_TASK GOAL_. Without the pictures, please reproduce only the lines from the one with "What Plotly code" through the one with "0.139, 0.132, 0.1266]", both included.
..............................
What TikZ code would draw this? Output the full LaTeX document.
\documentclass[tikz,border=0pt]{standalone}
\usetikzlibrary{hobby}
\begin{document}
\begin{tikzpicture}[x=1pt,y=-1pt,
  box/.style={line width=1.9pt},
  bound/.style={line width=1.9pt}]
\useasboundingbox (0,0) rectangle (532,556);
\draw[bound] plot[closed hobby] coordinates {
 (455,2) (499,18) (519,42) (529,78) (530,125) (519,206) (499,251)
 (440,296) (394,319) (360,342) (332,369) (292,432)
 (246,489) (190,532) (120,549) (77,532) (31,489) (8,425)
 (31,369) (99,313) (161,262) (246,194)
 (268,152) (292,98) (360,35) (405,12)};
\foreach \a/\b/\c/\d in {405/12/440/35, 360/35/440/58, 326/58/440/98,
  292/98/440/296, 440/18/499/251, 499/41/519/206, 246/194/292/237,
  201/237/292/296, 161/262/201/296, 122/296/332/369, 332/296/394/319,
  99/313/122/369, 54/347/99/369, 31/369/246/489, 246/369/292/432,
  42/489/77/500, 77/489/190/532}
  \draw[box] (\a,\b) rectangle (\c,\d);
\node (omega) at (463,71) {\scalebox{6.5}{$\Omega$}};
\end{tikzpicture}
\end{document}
..............................
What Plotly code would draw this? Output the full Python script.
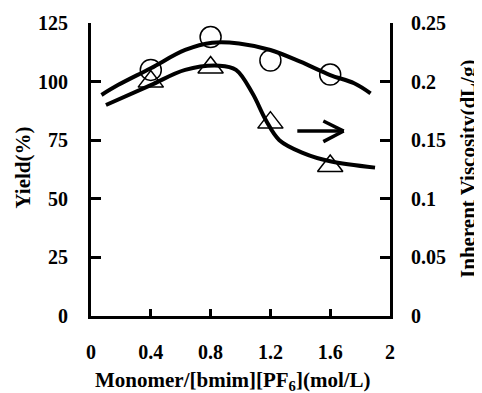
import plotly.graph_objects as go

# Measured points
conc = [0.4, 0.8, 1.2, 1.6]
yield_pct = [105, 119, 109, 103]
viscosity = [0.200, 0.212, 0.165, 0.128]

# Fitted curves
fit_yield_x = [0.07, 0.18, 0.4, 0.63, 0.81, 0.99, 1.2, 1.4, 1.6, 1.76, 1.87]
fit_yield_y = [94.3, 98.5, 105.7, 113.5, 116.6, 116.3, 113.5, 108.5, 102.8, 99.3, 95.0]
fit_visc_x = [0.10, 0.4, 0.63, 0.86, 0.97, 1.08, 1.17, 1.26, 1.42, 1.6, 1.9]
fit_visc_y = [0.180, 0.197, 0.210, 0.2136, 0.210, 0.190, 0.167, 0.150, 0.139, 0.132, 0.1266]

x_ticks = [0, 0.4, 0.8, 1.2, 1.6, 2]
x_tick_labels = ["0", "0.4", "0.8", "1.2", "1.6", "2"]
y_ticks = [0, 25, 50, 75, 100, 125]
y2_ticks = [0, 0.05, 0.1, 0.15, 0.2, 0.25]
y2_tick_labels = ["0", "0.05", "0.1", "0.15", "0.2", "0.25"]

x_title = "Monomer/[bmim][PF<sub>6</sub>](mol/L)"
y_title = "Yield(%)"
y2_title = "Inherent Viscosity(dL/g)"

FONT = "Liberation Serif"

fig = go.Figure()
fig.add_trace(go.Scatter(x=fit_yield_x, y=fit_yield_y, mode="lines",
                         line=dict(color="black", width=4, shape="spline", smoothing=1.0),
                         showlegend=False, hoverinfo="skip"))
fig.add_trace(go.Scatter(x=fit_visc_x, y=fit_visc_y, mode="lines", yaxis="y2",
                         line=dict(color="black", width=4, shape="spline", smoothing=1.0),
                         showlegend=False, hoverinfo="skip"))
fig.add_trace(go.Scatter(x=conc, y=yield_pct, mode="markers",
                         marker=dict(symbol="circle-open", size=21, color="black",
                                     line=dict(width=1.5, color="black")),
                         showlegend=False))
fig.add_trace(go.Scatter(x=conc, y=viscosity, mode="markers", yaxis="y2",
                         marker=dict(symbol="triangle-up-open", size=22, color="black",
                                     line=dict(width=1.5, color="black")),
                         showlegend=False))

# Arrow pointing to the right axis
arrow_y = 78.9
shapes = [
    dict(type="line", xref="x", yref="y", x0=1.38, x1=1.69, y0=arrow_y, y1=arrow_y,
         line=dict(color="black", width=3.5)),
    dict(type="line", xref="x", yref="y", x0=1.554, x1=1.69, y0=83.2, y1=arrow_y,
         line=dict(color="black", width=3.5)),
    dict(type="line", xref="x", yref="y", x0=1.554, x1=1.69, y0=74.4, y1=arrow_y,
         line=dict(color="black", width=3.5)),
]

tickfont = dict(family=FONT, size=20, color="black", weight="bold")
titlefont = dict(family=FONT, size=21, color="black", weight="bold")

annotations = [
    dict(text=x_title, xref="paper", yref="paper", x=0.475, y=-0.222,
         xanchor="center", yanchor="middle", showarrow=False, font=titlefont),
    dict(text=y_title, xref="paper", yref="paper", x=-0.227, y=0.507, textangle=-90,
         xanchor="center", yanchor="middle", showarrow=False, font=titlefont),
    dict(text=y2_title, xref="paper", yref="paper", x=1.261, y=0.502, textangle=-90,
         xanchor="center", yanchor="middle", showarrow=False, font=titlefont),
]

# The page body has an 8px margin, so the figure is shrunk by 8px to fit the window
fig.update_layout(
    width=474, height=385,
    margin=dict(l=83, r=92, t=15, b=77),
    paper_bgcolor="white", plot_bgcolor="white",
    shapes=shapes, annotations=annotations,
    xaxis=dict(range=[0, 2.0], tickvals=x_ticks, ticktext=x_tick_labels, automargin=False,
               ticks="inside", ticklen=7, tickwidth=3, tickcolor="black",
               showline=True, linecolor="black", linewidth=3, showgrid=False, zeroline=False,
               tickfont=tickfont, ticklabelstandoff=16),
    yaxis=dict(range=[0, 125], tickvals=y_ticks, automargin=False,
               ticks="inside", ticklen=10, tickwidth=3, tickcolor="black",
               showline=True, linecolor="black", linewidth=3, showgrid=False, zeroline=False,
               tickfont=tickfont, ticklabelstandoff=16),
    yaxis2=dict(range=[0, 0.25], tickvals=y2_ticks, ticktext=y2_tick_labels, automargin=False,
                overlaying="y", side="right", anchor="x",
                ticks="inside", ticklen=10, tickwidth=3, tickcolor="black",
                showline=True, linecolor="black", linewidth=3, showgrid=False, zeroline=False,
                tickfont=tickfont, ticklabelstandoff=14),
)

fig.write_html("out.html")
..............................
_RESULT FOR THIS EXERCISE_.
What Plotly code would draw this? Output the full Python script.
import plotly.graph_objects as go

# Measured points
conc = [0.4, 0.8, 1.2, 1.6]
yield_pct = [105, 119, 109, 103]
viscosity = [0.200, 0.212, 0.165, 0.128]

# Fitted curves
fit_yield_x = [0.07, 0.18, 0.4, 0.63, 0.81, 0.99, 1.2, 1.4, 1.6, 1.76, 1.87]
fit_yield_y = [94.3, 98.5, 105.7, 113.5, 116.6, 116.3, 113.5, 108.5, 102.8, 99.3, 95.0]
fit_visc_x = [0.10, 0.4, 0.63, 0.86, 0.97, 1.08, 1.17, 1.26, 1.42, 1.6, 1.9]
fit_visc_y = [0.180, 0.197, 0.210, 0.2136, 0.210, 0.190, 0.167, 0.150, 0.139, 0.132, 0.1266]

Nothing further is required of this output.